All my appeals to the court about the absence of such an element in bringing charges against M. under part 3 of Article 307 CCP as actions and causation link, caused only irritation of the panel of judges and the panel, having forgot even to mention in its ruling the extension of the period of detention, legal position of the defense, continues to automatically remand M. in detention.

Article 331 CCP establishes the procedure for choosing, revoking or changing a preventive measure in court.

During the trial the court at the request of the prosecution or defense has the right to change, revoke or choose a preventive measure against an accused.

The question about the preventive measures is solved in accordance with Chapter 18 CCP.

Irrespective of the presence of petitions, the court is obliged to examine the question of relevance of the continued detention of an accused before the expiry of a two-month period from the date of receipt by the court of indictment, of a request for imposition of compulsory measures of medical or educational nature or from the date of application by the court to an accused of a preventive measure in the form of detention. As a result of examination, the court by its reasoned ruling revokes or changes a preventive measure in the form of detention, or continues its application for a period not exceeding two months.

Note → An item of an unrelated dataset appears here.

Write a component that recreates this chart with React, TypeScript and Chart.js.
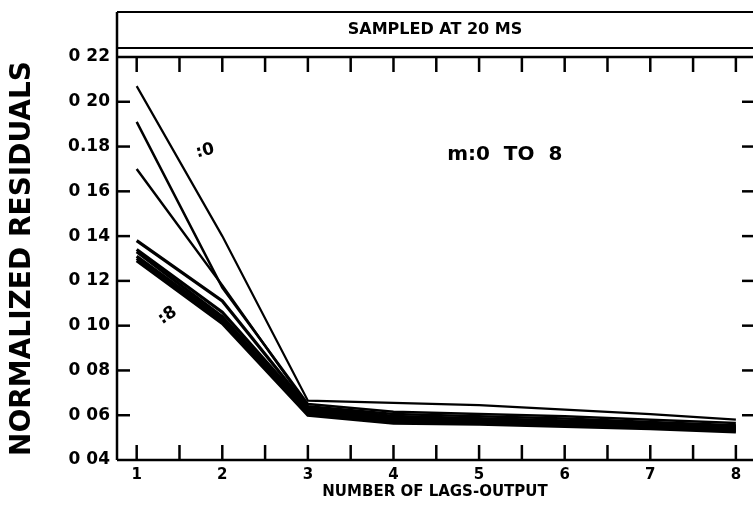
import React, { useEffect, useRef } from "react";
import { Chart, registerables } from "chart.js";

Chart.register(...registerables);

// Number of lags (output)
const lags = [1, 2, 3, 4, 5, 6, 7, 8];

// Normalized residuals for m = 0 ... 8
const m0 = [0.207, 0.140, 0.0665, 0.0655, 0.0645, 0.0625, 0.0605, 0.058];
const m1 = [0.191, 0.117, 0.065, 0.0615, 0.0605, 0.0595, 0.058, 0.0565];
const m2 = [0.170, 0.118, 0.064, 0.0605, 0.0595, 0.0585, 0.057, 0.0555];
const m3 = [0.138, 0.111, 0.0635, 0.0595, 0.0585, 0.0575, 0.0565, 0.055];
const m4 = [0.134, 0.106, 0.063, 0.0585, 0.058, 0.057, 0.056, 0.0545];
const m5 = [0.133, 0.104, 0.062, 0.058, 0.0575, 0.0565, 0.0555, 0.054];
const m6 = [0.131, 0.103, 0.061, 0.0575, 0.057, 0.056, 0.055, 0.0535];
const m7 = [0.130, 0.102, 0.0605, 0.057, 0.0565, 0.0555, 0.0545, 0.053];
const m8 = [0.129, 0.101, 0.060, 0.0565, 0.056, 0.055, 0.054, 0.0525];
const seriesList = [m0, m1, m2, m3, m4, m5, m6, m7, m8];
const seriesNames = ["m=0", "m=1", "m=2", "m=3", "m=4", "m=5", "m=6", "m=7", "m=8"];

// Axis ticks
const xTickLabels = ["1", "2", "3", "4", "5", "6", "7", "8"];
const xMinorTicks = [1, 1.5, 2, 2.5, 3, 3.5, 4, 4.5, 5, 5.5, 6, 6.5, 7, 7.5, 8];
const yTickValues = [0.04, 0.06, 0.08, 0.1, 0.12, 0.14, 0.16, 0.18, 0.2, 0.22];
const yTickLabels = ["0 04", "0 06", "0 08", "0 10", "0 12", "0 14", "0 16", "0.18", "0 20", "0 22"];
const yRightTicks = [0.06, 0.08, 0.1, 0.12, 0.14, 0.16, 0.18, 0.2];

// Text annotations (positions in data units)
const noteTexts = ["m:0  TO  8", ":0", ":8"];
const noteX = [5.3, 1.8, 1.36];
const noteY = [0.1765, 0.178, 0.1045];

const FONT = "'DejaVu Sans', 'Liberation Sans', sans-serif";

const framePlugin = {
  id: "frame",
  afterDraw(chart: any) {
    const { ctx, chartArea, scales } = chart;
    const { left, right, top, bottom } = chartArea;
    const x = scales.x;
    const y = scales.y;
    const line = (x1: number, y1: number, x2: number, y2: number) => {
      ctx.beginPath();
      ctx.moveTo(x1, y1);
      ctx.lineTo(x2, y2);
      ctx.stroke();
    };
    ctx.save();
    ctx.strokeStyle = "#000";
    ctx.lineCap = "butt";
    ctx.lineWidth = 2.5;
    // frame and title box
    line(left, 12, left, bottom);
    line(left, bottom, right, bottom);
    line(left, top, right, top);
    ctx.lineWidth = 2;
    line(left, top - 9, right, top - 9);
    line(left, 12, right, 12);
    ctx.lineWidth = 2.5;
    // x ticks (bottom, inward and top, inward)
    xMinorTicks.forEach((v) => {
      const px = x.getPixelForValue(v);
      line(px, bottom, px, bottom - 15);
      line(px, top, px, top + 15);
    });
    // y ticks (left inward, right)
    yTickValues.slice(1, -1).forEach((v) => {
      const py = y.getPixelForValue(v);
      line(left, py, left + 13, py);
    });
    yRightTicks.forEach((v) => {
      const py = y.getPixelForValue(v);
      line(right - 11, py, right, py);
    });
    // annotations
    ctx.fillStyle = "#000";
    ctx.textAlign = "center";
    ctx.textBaseline = "middle";
    noteTexts.forEach((t, i) => {
      const px = x.getPixelForValue(noteX[i]);
      const py = y.getPixelForValue(noteY[i]);
      ctx.save();
      ctx.translate(px, py);
      if (i === 1) ctx.rotate(-0.25);
      if (i === 2) ctx.rotate(-0.6);
      ctx.font = i === 0 ? `bold 20px ${FONT}` : `bold 17px ${FONT}`;
      ctx.fillText(t, 0, 0);
      ctx.restore();
    });
    ctx.restore();
  },
};

export default function App() {
  const ref = useRef<HTMLCanvasElement | null>(null);
  useEffect(() => {
    document.body.style.margin = "0";
    const canvas = ref.current;
    if (!canvas) return;
    const datasets = seriesList.map((s, i) => ({
      label: seriesNames[i],
      data: lags.map((l, j) => ({ x: l, y: s[j] })),
      borderColor: "#000",
      backgroundColor: "#000",
      borderWidth: i === 0 ? 2.2 : i < 3 ? 2.5 : 3.2,
      pointRadius: 0,
      tension: 0,
      fill: false,
    }));
    const chart = new Chart(canvas, {
      type: "line",
      data: { datasets },
      plugins: [framePlugin],
      options: {
        responsive: false,
        animation: false,
        devicePixelRatio: 1,
        layout: { padding: { top: 12, left: 0, right: 0, bottom: 0 } },
        plugins: {
          legend: { display: false },
          tooltip: { enabled: false },
          title: {
            display: true,
            text: "SAMPLED AT 20 MS",
            fullSize: false,
            color: "#000",
            font: { family: FONT, size: 16, weight: "bold" },
            padding: { top: 8, bottom: 17.8 },
          },
        },
        scales: {
          x: {
            type: "linear",
            min: 0.77,
            max: 8.2,
            grid: { display: false, drawTicks: false },
            border: { display: false },
            afterBuildTicks: (scale: any) => {
              scale.ticks = lags.map((v) => ({ value: v }));
            },
            afterFit: (scale: any) => {
              scale.height = 51;
            },
            ticks: {
              autoSkip: false,
              maxRotation: 0,
              minRotation: 0,
              padding: 6,
              color: "#000",
              font: { family: FONT, size: 15, weight: "bold" },
              callback: (v: any) => {
                const i = lags.indexOf(Number(v));
                return i >= 0 ? xTickLabels[i] : "";
              },
            },
            title: {
              display: true,
              text: "NUMBER OF LAGS-OUTPUT",
              color: "#000",
              font: { family: FONT, size: 15, weight: "bold" },
              padding: { top: 0, bottom: 10 },
            },
          },
          y: {
            type: "linear",
            min: 0.04,
            max: 0.22,
            grid: { display: false, drawTicks: false },
            border: { display: false },
            afterBuildTicks: (scale: any) => {
              scale.ticks = yTickValues.map((v) => ({ value: v }));
            },
            afterFit: (scale: any) => {
              scale.width = 117;
            },
            ticks: {
              autoSkip: false,
              padding: 7,
              color: "#000",
              font: { family: FONT, size: 17, weight: "bold" },
              callback: (v: any) => {
                const i = yTickValues.findIndex((t) => Math.abs(t - Number(v)) < 1e-6);
                return i >= 0 ? yTickLabels[i] : "";
              },
            },
            title: {
              display: true,
              text: "NORMALIZED RESIDUALS",
              color: "#000",
              font: { family: FONT, size: 28, weight: "bold" },
              padding: { top: 6, bottom: 0 },
            },
          },
        },
      },
    });
    return () => chart.destroy();
  }, []);
  return (
    <div style={{ position: "fixed", left: 0, top: 0, width: 753, height: 511, overflow: "hidden", background: "#fff" }}>
      <canvas ref={ref} width={753} height={511} style={{ display: "block", width: 753, height: 511 }} />
    </div>
  );
}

A copy of the ruling is handed over to an accused and prosecutor, and sent to an authorized official in the place of detention.

Before the expiry of the extended period, a court is obliged to repeatedly examine the question of relevance of the continued detention of an accused, if the court proceedings were not completed before its expiry.

In the context of the mentioned principles of criminal procedure, Article 331 CCP is applied by the court without respect for the principles of equality and dispositivity.

Thus, said Article entitles the court only to examine a question of the relevance of continued detention of an accused (substantive provision), while the procedure for submission of petitions (procedural provision) by parties to the criminal proceedings, which is envisaged by Chapter 18 CCP, to which part 2 of Art 331 CCP corresponds, remains unchanged.

A court cannot freely interpret the content of a provision of procedural law and, furthermore, to give clear and demonstrative advantage to a prosecutor, forgetting about the equality of arms, when the judge of Kyivskyy District Court of Odessa asks whether the defense convinced the prosecution, as if the defense should convince the prosecution instead of the court.

In the context of the principle of dispositivity, in particular, part 3 of Article 26 CCP, where the court can only decide the questions submitted for its consideration by the parties and which fall within their competence under this Code, the court’s unreasoned position in respect of a continued detention, without a relevant initiative in the form of a written request by the prosecution party, with the provision of evidence which can be refuted by the defense party, is a sign of the court’s bias, gross violation of the right to defense, such a judge being subject to immediate withdrawal (para. 1.4 of Article 75 CCP).

At that, the court ruling about the extension of detention of an accused cannot be appealed against, so the question is as follows: should a client “wait” in the detention centre until the case reaches appeal, where one cannot be certain that the judges will similarly ignore the principles of procedural law, or the case will go to the HSCU, where the judges will possibly understand all issues. In the meantime, an "automatically" arrested person loses time and health, and his advocate’s futile efforts to provide defense within a legal framework often irritate the judges. How can one guarantee a human right to defense in court in such cases, what the leaders of the judiciary will say?